Balance of power shifts in Nepal
The four major political parties in Nepal agreed on Monday to handover reins of government to Khil Raj Regmi—the incumbent Supreme Court chief justice. Though a formal agreement is awaited, the move demonstrates a shift in balance of power towards the judiciary.
Lack of consensus among the parties on ways to end the nine-month old constitutional and political crisis that began with dissolution of the Constituent Assembly in May last year was the prime reason behind this temporary but significant tilting of scales.
Unable to agree on which party would head the unity government entrusted with responsibility of conducting the next parliamentary elections, parties agreed on handing over their power to Regmi as suggested first by ruling Maoists during their convention earlier this month.
To ensure Regmi’s elevation as the country’s chief executive is brief the parties have agreed on certain measures.
First, Regmi would stop discharging duties as the chief justice once he becomes the chief executive.
The senior most Supreme Court justice is likely to be handed that position till Regmi rejoins after completing his task, i.e. conduct elections within June 5.
Instead of a government Regmi would lead an 11-member interim council of ministers.
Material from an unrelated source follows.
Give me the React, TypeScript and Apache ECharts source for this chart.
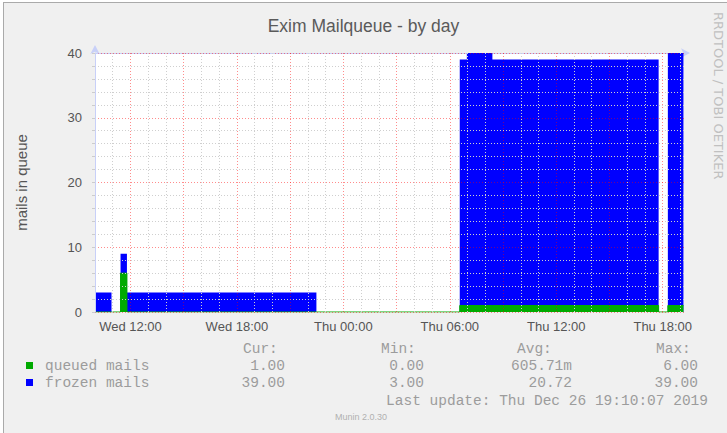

And though he would conduct all functions entrusted to the Prime Minister, he would be called chairman. The ministers to be selected by Regmi would not be affiliated to any political party.
If the interim council fails to hold elections within the stipulated date, a high level political committee would recommend to the President another person as the new chief within 15 days after expiry of the June 5 deadline.
But despite these provisions there is fear that the shift may not be the magic formula to end the ongoing crisis. The move to appoint Regmi has already seen opposition from parties not included in deliberations, legal experts and civil society leaders.
Nepal’s interim constitution doesn’t allow a sitting or retired judge to hold office of the chief executive and many say that such a move would be against basic tenets of democracy, rule of law and separation of powers between the executive and judiciary.
Some allege the move could be another instance of New Delhi’s interference while others feel it could be the outcome of some secret understanding between the Maoist leadership and Regmi. Still others see it as a Maoist attempt to weaken constitutional bodies.
It remains to be seen what will be the result of the new experiment. But till there’s positive outcome (elections on time and formation of a new government elected by voters) political players will remain the supporting cast in Nepal’s seemingly unending soap opera.